### INFORMATION SUPPLIED

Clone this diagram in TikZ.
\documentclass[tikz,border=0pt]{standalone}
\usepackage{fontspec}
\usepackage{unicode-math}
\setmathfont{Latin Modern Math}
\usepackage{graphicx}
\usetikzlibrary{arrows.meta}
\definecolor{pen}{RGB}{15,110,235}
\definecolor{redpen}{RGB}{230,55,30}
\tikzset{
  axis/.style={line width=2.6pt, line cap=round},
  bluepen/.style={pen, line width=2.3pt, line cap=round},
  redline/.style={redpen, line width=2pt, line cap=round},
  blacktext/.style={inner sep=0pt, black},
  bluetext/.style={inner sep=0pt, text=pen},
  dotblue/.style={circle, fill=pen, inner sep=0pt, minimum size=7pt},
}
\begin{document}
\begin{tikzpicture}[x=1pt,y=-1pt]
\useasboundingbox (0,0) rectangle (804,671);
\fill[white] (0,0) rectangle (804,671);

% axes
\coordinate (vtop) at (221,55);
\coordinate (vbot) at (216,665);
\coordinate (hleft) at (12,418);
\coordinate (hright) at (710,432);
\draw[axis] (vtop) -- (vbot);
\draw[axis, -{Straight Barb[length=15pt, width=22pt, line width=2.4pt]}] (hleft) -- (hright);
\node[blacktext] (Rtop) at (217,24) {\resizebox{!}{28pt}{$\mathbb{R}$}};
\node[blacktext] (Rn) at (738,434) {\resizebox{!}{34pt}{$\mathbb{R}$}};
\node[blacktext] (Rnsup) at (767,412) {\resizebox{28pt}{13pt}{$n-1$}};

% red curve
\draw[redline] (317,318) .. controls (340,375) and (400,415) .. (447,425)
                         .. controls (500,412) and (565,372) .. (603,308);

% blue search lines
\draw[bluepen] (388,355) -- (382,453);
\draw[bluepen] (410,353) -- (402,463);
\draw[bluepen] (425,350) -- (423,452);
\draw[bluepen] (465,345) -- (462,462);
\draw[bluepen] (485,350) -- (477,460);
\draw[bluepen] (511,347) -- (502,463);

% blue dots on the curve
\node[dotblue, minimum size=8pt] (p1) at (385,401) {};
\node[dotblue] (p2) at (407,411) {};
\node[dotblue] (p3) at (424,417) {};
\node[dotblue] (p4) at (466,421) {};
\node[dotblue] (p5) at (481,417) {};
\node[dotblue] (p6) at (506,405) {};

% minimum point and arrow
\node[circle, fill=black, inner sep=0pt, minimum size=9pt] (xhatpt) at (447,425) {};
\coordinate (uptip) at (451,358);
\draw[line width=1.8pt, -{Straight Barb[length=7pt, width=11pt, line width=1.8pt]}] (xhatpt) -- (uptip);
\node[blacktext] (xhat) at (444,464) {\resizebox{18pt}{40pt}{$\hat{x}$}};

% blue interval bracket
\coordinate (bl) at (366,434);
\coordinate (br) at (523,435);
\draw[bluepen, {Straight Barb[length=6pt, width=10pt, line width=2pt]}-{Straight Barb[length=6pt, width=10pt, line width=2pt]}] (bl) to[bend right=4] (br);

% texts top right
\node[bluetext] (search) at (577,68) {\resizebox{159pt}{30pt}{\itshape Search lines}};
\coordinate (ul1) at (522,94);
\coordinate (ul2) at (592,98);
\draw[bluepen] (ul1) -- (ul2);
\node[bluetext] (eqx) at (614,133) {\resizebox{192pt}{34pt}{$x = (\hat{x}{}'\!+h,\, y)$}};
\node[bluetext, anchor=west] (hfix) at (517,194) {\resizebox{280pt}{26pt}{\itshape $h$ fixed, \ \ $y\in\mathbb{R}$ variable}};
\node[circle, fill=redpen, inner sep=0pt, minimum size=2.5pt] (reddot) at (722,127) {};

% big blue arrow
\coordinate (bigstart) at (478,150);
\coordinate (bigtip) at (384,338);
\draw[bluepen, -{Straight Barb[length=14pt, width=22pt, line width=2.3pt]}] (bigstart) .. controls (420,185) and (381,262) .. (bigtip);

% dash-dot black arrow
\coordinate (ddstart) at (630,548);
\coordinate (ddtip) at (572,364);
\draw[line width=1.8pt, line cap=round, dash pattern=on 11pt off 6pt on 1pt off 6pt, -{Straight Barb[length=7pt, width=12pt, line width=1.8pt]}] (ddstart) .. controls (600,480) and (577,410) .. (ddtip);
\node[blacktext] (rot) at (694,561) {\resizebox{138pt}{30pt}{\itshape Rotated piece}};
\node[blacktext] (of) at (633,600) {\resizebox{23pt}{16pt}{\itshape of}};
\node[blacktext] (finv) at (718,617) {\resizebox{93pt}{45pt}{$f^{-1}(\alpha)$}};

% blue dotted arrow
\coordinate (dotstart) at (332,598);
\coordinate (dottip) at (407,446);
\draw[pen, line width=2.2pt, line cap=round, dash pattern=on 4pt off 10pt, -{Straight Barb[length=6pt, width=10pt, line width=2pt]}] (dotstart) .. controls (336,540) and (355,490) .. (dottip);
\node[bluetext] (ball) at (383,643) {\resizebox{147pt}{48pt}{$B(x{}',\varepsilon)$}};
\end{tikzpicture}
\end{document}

######

_WHAT YOU ARE ASKED TO DO_
Return all the data above once more, precisely as given.

_OUTPUT FOR THIS EXERCISE_
Clone this diagram in TikZ.
\documentclass[tikz,border=0pt]{standalone}
\usepackage{fontspec}
\usepackage{unicode-math}
\setmathfont{Latin Modern Math}
\usepackage{graphicx}
\usetikzlibrary{arrows.meta}
\definecolor{pen}{RGB}{15,110,235}
\definecolor{redpen}{RGB}{230,55,30}
\tikzset{
  axis/.style={line width=2.6pt, line cap=round},
  bluepen/.style={pen, line width=2.3pt, line cap=round},
  redline/.style={redpen, line width=2pt, line cap=round},
  blacktext/.style={inner sep=0pt, black},
  bluetext/.style={inner sep=0pt, text=pen},
  dotblue/.style={circle, fill=pen, inner sep=0pt, minimum size=7pt},
}
\begin{document}
\begin{tikzpicture}[x=1pt,y=-1pt]
\useasboundingbox (0,0) rectangle (804,671);
\fill[white] (0,0) rectangle (804,671);

% axes
\coordinate (vtop) at (221,55);
\coordinate (vbot) at (216,665);
\coordinate (hleft) at (12,418);
\coordinate (hright) at (710,432);
\draw[axis] (vtop) -- (vbot);
\draw[axis, -{Straight Barb[length=15pt, width=22pt, line width=2.4pt]}] (hleft) -- (hright);
\node[blacktext] (Rtop) at (217,24) {\resizebox{!}{28pt}{$\mathbb{R}$}};
\node[blacktext] (Rn) at (738,434) {\resizebox{!}{34pt}{$\mathbb{R}$}};
\node[blacktext] (Rnsup) at (767,412) {\resizebox{28pt}{13pt}{$n-1$}};

% red curve
\draw[redline] (317,318) .. controls (340,375) and (400,415) .. (447,425)
                         .. controls (500,412) and (565,372) .. (603,308);

% blue search lines
\draw[bluepen] (388,355) -- (382,453);
\draw[bluepen] (410,353) -- (402,463);
\draw[bluepen] (425,350) -- (423,452);
\draw[bluepen] (465,345) -- (462,462);
\draw[bluepen] (485,350) -- (477,460);
\draw[bluepen] (511,347) -- (502,463);

% blue dots on the curve
\node[dotblue, minimum size=8pt] (p1) at (385,401) {};
\node[dotblue] (p2) at (407,411) {};
\node[dotblue] (p3) at (424,417) {};
\node[dotblue] (p4) at (466,421) {};
\node[dotblue] (p5) at (481,417) {};
\node[dotblue] (p6) at (506,405) {};

% minimum point and arrow
\node[circle, fill=black, inner sep=0pt, minimum size=9pt] (xhatpt) at (447,425) {};
\coordinate (uptip) at (451,358);
\draw[line width=1.8pt, -{Straight Barb[length=7pt, width=11pt, line width=1.8pt]}] (xhatpt) -- (uptip);
\node[blacktext] (xhat) at (444,464) {\resizebox{18pt}{40pt}{$\hat{x}$}};

% blue interval bracket
\coordinate (bl) at (366,434);
\coordinate (br) at (523,435);
\draw[bluepen, {Straight Barb[length=6pt, width=10pt, line width=2pt]}-{Straight Barb[length=6pt, width=10pt, line width=2pt]}] (bl) to[bend right=4] (br);

% texts top right
\node[bluetext] (search) at (577,68) {\resizebox{159pt}{30pt}{\itshape Search lines}};
\coordinate (ul1) at (522,94);
\coordinate (ul2) at (592,98);
\draw[bluepen] (ul1) -- (ul2);
\node[bluetext] (eqx) at (614,133) {\resizebox{192pt}{34pt}{$x = (\hat{x}{}'\!+h,\, y)$}};
\node[bluetext, anchor=west] (hfix) at (517,194) {\resizebox{280pt}{26pt}{\itshape $h$ fixed, \ \ $y\in\mathbb{R}$ variable}};
\node[circle, fill=redpen, inner sep=0pt, minimum size=2.5pt] (reddot) at (722,127) {};

% big blue arrow
\coordinate (bigstart) at (478,150);
\coordinate (bigtip) at (384,338);
\draw[bluepen, -{Straight Barb[length=14pt, width=22pt, line width=2.3pt]}] (bigstart) .. controls (420,185) and (381,262) .. (bigtip);

% dash-dot black arrow
\coordinate (ddstart) at (630,548);
\coordinate (ddtip) at (572,364);
\draw[line width=1.8pt, line cap=round, dash pattern=on 11pt off 6pt on 1pt off 6pt, -{Straight Barb[length=7pt, width=12pt, line width=1.8pt]}] (ddstart) .. controls (600,480) and (577,410) .. (ddtip);
\node[blacktext] (rot) at (694,561) {\resizebox{138pt}{30pt}{\itshape Rotated piece}};
\node[blacktext] (of) at (633,600) {\resizebox{23pt}{16pt}{\itshape of}};
\node[blacktext] (finv) at (718,617) {\resizebox{93pt}{45pt}{$f^{-1}(\alpha)$}};

% blue dotted arrow
\coordinate (dotstart) at (332,598);
\coordinate (dottip) at (407,446);
\draw[pen, line width=2.2pt, line cap=round, dash pattern=on 4pt off 10pt, -{Straight Barb[length=6pt, width=10pt, line width=2pt]}] (dotstart) .. controls (336,540) and (355,490) .. (dottip);
\node[bluetext] (ball) at (383,643) {\resizebox{147pt}{48pt}{$B(x{}',\varepsilon)$}};
\end{tikzpicture}
\end{document}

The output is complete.